## Aim
Pictures stay out of this copy; please retype only the lines from the start of the records through the line with "W, H = 1021, 349".

(Records excerpted from a collection)
+ + +

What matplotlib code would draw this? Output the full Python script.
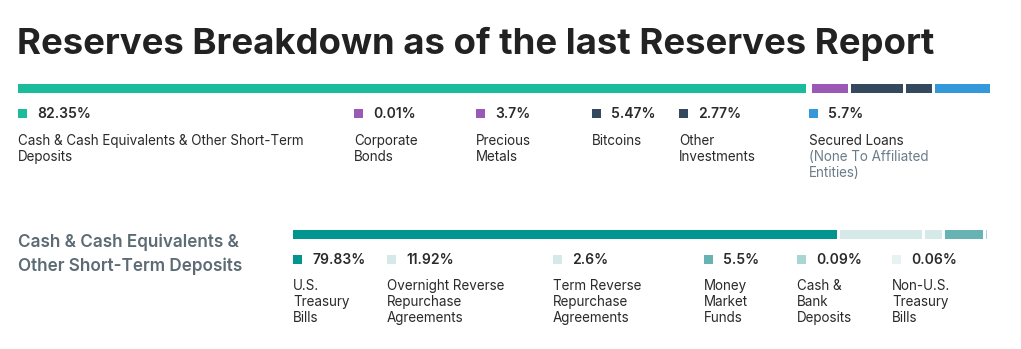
import matplotlib.pyplot as plt
from matplotlib.patches import Rectangle

plt.rcParams['font.family'] = ['Inter', 'DejaVu Sans']

# figure size in pixels
W, H = 1021, 349

# top breakdown
reserve_labels = ['Cash & Cash Equivalents & Other Short-Term\nDeposits',
                  'Corporate\nBonds', 'Precious\nMetals', 'Bitcoins',
                  'Other\nInvestments', 'Secured Loans']
reserve_notes = ['', '', '', '', '', '(None To Affiliated\nEntities)']
reserve_values = [82.35, 0.01, 3.7, 5.47, 2.77, 5.7]
reserve_pct = ['82.35%', '0.01%', '3.7%', '5.47%', '2.77%', '5.7%']
reserve_colors = ['#1abc9c', '#9b59b6', '#9b59b6', '#34495e', '#34495e', '#3498db']

# cash & cash equivalents breakdown
cash_title = 'Cash & Cash Equivalents &\nOther Short-Term Deposits'
cash_labels = ['U.S.\nTreasury\nBills', 'Overnight Reverse\nRepurchase\nAgreements',
               'Term Reverse\nRepurchase\nAgreements', 'Money\nMarket\nFunds',
               'Cash &\nBank\nDeposits', 'Non-U.S.\nTreasury\nBills']
cash_values = [79.83, 11.92, 2.6, 5.5, 0.09, 0.06]
cash_pct = ['79.83%', '11.92%', '2.6%', '5.5%', '0.09%', '0.06%']
cash_colors = ['#00968f', '#d4e9e8', '#d4e9e8', '#67b3b3', '#a9d5d3', '#e7f3f3']

TEXT = '#2a2a2a'
NOTE = '#6b7c8a'


def fx(x):
    return x / W


def fy(y):
    return 1 - y / H


def seg_bar(fig, x0, x1, y0, y1, values, colors, gap_px=3):
    """stacked horizontal bar, fixed gaps, pieces share the rest of the width"""
    length = x1 - x0
    ax = fig.add_axes([fx(x0), fy(y1), length / W, (y1 - y0) / H])
    gap = gap_px / length * 100
    f = (length - gap_px * (len(values) - 1)) / length
    lefts, widths = [], []
    cum = 0
    for i, v in enumerate(values):
        lefts.append(cum * f + i * gap)
        widths.append(v * f)
        cum += v
    ax.barh(0, widths, left=lefts, height=1, color=colors, linewidth=0)
    ax.set_xlim(0, 100)
    ax.set_ylim(-0.5, 0.5)
    ax.axis('off')


def multiline(fig, x, y, text, step, **kw):
    for i, line in enumerate(text.split('\n')):
        fig.text(fx(x), fy(y + i * step), line, va='center', ha='left', **kw)
    return len(text.split('\n'))


def legend(fig, xs, y_mark, y_label, pcts, colors, labels, notes=None):
    for i, x in enumerate(xs):
        fig.add_artist(Rectangle((fx(x), fy(y_mark + 4.5)), 9 / W, 9 / H,
                                 transform=fig.transFigure, color=colors[i], lw=0))
        fig.text(fx(x + 19), fy(y_mark + 1), pcts[i], va='center', ha='left',
                 fontsize=10, fontweight='semibold', color=TEXT)
        n = multiline(fig, x, y_label, labels[i], 16, fontsize=9.7, color=TEXT)
        if notes and notes[i]:
            multiline(fig, x, y_label + n * 16, notes[i], 16, fontsize=9.7, color=NOTE)


fig = plt.figure(figsize=(W / 100, H / 100), dpi=100)
fig.patch.set_facecolor('white')

fig.text(fx(17), fy(44), 'Reserves Breakdown as of the last Reserves Report',
         va='center', ha='left', fontsize=26.3, fontweight='bold', color='#222222')

seg_bar(fig, 18, 990, 84, 93, reserve_values, reserve_colors)
legend(fig, [18, 354, 476, 592, 679, 809], 113, 141,
       reserve_pct, reserve_colors, reserve_labels, reserve_notes)

multiline(fig, 18, 242, cash_title, 24, fontsize=12.3, fontweight='semibold', color='#5c6b74')
seg_bar(fig, 293, 990, 230, 239, cash_values, cash_colors)
legend(fig, [293, 387, 553, 704, 797, 892], 259, 286,
       cash_pct, cash_colors, cash_labels)

fig.savefig('out.png', dpi=100, facecolor='white')
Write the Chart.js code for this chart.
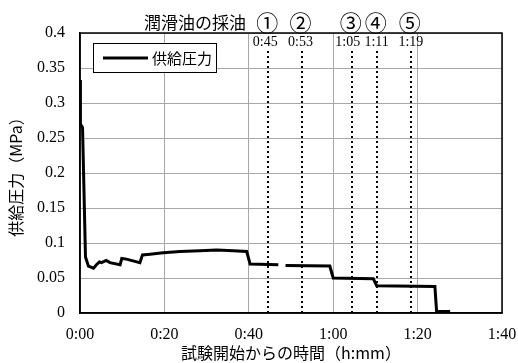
<!DOCTYPE html>
<html>
<head>
<meta charset="utf-8">
<script src="https://cdn.jsdelivr.net/npm/chart.js@4"></script>
<style>
  html, body { margin: 0; padding: 0; background: #fff; }
  #wrap { width: 518px; height: 363px; }
</style>
</head>
<body>
<div id="wrap"><canvas id="myChart" width="518" height="363"></canvas></div>
<script>
// elapsed minutes and supply pressure (MPa), null = gap in record
const minutes = [0, 0.1, 0.6, 1.3, 2.0, 3.2, 3.9, 4.6, 5.1, 6.2, 7.1, 9.5, 9.9, 11.0, 14.2, 14.8,
  16.6, 19.7, 23.7, 28.4, 32.4, 36.3, 39.5, 40.3, 47.0, 47.5, 48.7, 59.2, 60.0, 69.5, 70.3,
  84.1, 84.5, 87.7];
const pressure = [0.333, 0.27, 0.265, 0.08, 0.067, 0.064, 0.069, 0.073, 0.072, 0.075, 0.072, 0.069,
  0.078, 0.077, 0.072, 0.083, 0.084, 0.086, 0.088, 0.089, 0.090, 0.089, 0.088, 0.070, 0.069, null,
  0.068, 0.067, 0.050, 0.049, 0.039, 0.038, 0.002, 0.002];
// oil sampling times (where the dotted lines sit) and their labels
const sampleMinutes = [44.6, 52.5, 64.4, 70.3, 78.4];
const sampleLabels = ['0:45', '0:53', '1:05', '1:11', '1:19'];
const sampleMarks = ['①', '②', '③', '④', '⑤'];
const seriesName = '供給圧力';
const sampleTitle = '潤滑油の採油';

const serif = '"Liberation Serif", "DejaVu Serif", serif';
const jp = '"Noto Sans CJK JP", sans-serif';

function toHmm(v) {
  const h = Math.floor(v / 60);
  const m = Math.round(v % 60);
  return h + ':' + (m < 10 ? '0' : '') + m;
}

const overlay = {
  id: 'overlay',
  afterDatasetsDraw(chart) {
    const ctx = chart.ctx;
    const area = chart.chartArea;
    const xs = chart.scales.x;
    const labelShift = [-3, -1, -4, 0, 0];
    ctx.save();
    // sampling lines
    ctx.strokeStyle = '#000';
    ctx.lineWidth = 2;
    ctx.setLineDash([2, 3]);
    sampleMinutes.forEach((m) => {
      const px = Math.round(xs.getPixelForValue(m));
      ctx.beginPath();
      ctx.moveTo(px, area.top + 18);
      ctx.lineTo(px, area.bottom);
      ctx.stroke();
    });
    ctx.setLineDash([]);
    // labels
    ctx.fillStyle = '#000';
    ctx.textAlign = 'center';
    ctx.textBaseline = 'middle';
    sampleMinutes.forEach((m, i) => {
      const px = xs.getPixelForValue(m);
      ctx.font = '14px ' + serif;
      ctx.fillText(sampleLabels[i], px + labelShift[i], area.top + 9);
      ctx.font = '22px ' + jp;
      ctx.fillText(sampleMarks[i], px - 1, area.top - 10);
    });
    ctx.font = '17px ' + jp;
    ctx.textAlign = 'right';
    ctx.fillText(sampleTitle, 246, area.top - 10);
    // frame
    ctx.lineWidth = 1.5;
    ctx.strokeRect(area.left, area.top, area.right - area.left, area.bottom - area.top);
    // legend
    ctx.fillStyle = '#fff';
    ctx.fillRect(93.5, 43.5, 123, 29);
    ctx.lineWidth = 1;
    ctx.strokeRect(93.5, 43.5, 123, 29);
    ctx.lineWidth = 3;
    ctx.beginPath();
    ctx.moveTo(103, 58);
    ctx.lineTo(148, 58);
    ctx.stroke();
    ctx.fillStyle = '#000';
    ctx.textAlign = 'left';
    ctx.font = '15px ' + jp;
    ctx.fillText(seriesName, 152, 58);
    ctx.restore();
  }
};

const points = minutes.map((m, i) => ({ x: m, y: pressure[i] }));

new Chart(document.getElementById('myChart').getContext('2d'), {
  type: 'line',
  data: {
    datasets: [{
      label: seriesName,
      data: points,
      borderColor: '#000',
      borderWidth: 3,
      pointRadius: 0,
      tension: 0,
      spanGaps: false,
    }]
  },
  options: {
    responsive: false,
    animation: false,
    layout: { padding: { top: 33, right: 16, left: 0, bottom: 0 } },
    plugins: { legend: { display: false }, tooltip: { enabled: false } },
    scales: {
      x: {
        type: 'linear',
        min: 0,
        max: 100,
        afterFit: (s) => {
          s.height = 50;
          s.paddingLeft = 0;
          s.paddingRight = 0;
        },
        ticks: {
          stepSize: 20,
          callback: (v) => toHmm(v),
          color: '#000',
          padding: 12,
          maxRotation: 0,
          font: { family: serif, size: 16 },
        },
        grid: { color: '#a8a8a8', lineWidth: 1, drawTicks: false },
        border: { color: '#000', width: 1.5 },
        title: {
          display: true,
          text: '試験開始からの時間（h:mm）',
          color: '#000',
          padding: { top: 0, bottom: 0 },
          font: { family: jp, size: 16 },
        },
      },
      y: {
        min: 0,
        max: 0.4,
        afterFit: (s) => { s.width = 80; },
        ticks: {
          stepSize: 0.05,
          callback: (v) => String(+v.toFixed(2)),
          color: '#000',
          padding: 15,
          font: { family: serif, size: 16 },
        },
        grid: { color: '#a8a8a8', lineWidth: 1, drawTicks: false },
        border: { color: '#000', width: 1.5 },
        title: {
          display: true,
          text: '供給圧力（MPa）',
          color: '#000',
          padding: { top: 6, bottom: 0 },
          font: { family: jp, size: 16 },
        },
      },
    },
  },
  plugins: [overlay],
});
</script>
</body>
</html>
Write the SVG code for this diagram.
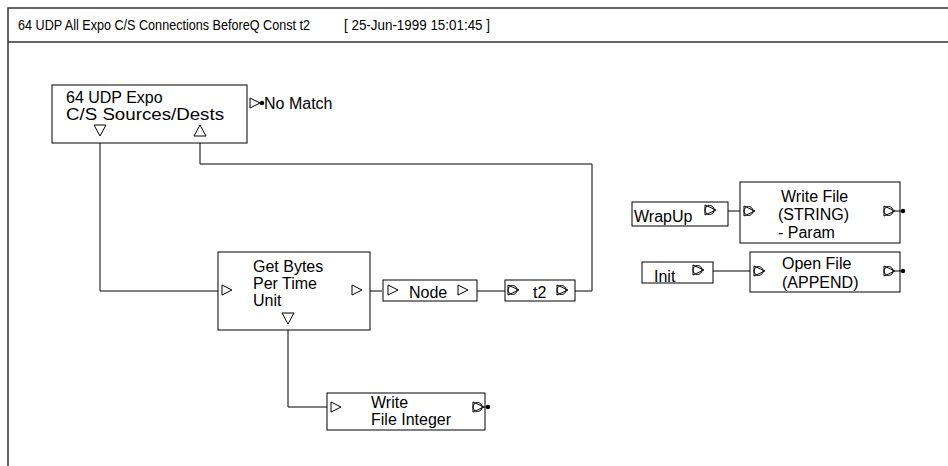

+ + +

## Solution to the exercise
What matplotlib code would draw this? Output the full Python script.
import matplotlib.pyplot as plt
from matplotlib.patches import Rectangle

plt.rcParams['font.family'] = ['Inter', 'DejaVu Sans']

# figure size in pixels
W, H = 1021, 349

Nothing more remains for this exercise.